1860 – 1888 (February 13)
William Alexander Carr was born in Greenwich, New York, to Michael Carr and Mary Howard, on July 13, 1860, and was baptized in Holy Cross Church in that city. Following his early schooling, he enrolled at Villanova College in 1878, and graduated with an AB degree in 1880. He entered the novitiate at Villanova in October of that year, and professed simple vows on October 3, 1881, and solemn vows on October 5, 1884. He was ordained in the Philadelphia Cathedral by Archbishop Patrick Ryan on January 11, 1885.
He served for a short time as rector of Saint Denis Parish, Havertown, Pa., from July, 1886, to July, 1887, during which time he purchased nearly 13 acres of land, which eventually became the new section of the parish cemetery.

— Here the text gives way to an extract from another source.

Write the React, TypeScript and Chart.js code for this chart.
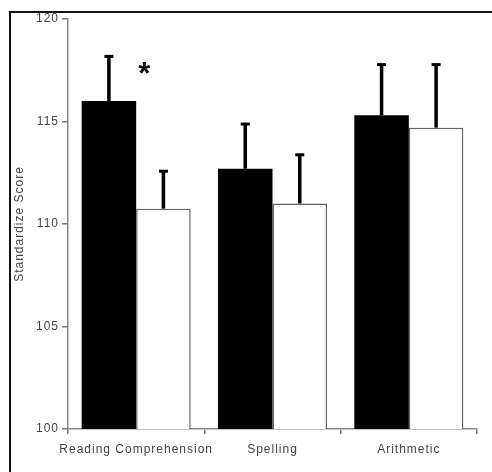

Tubercular illness forced Father Carr to retire from parish activities. On a visit to his parents in Salem, New York, before leaving for Florida where he was being sent to treat his condition, he died on February 13, 1888. He was 28 years of age. A Requiem Mass was celebrated in his home parish of Holy Cross, at which Father Francis McGowan, O.S.A. preached. His body was brought to Villanova where a Funeral Mass was offered, after which he was buried in the Community Cemetery.
Father Middleton eulogized Father Carr as “an exemplary, studious and religious man, gentle, and widely admired.”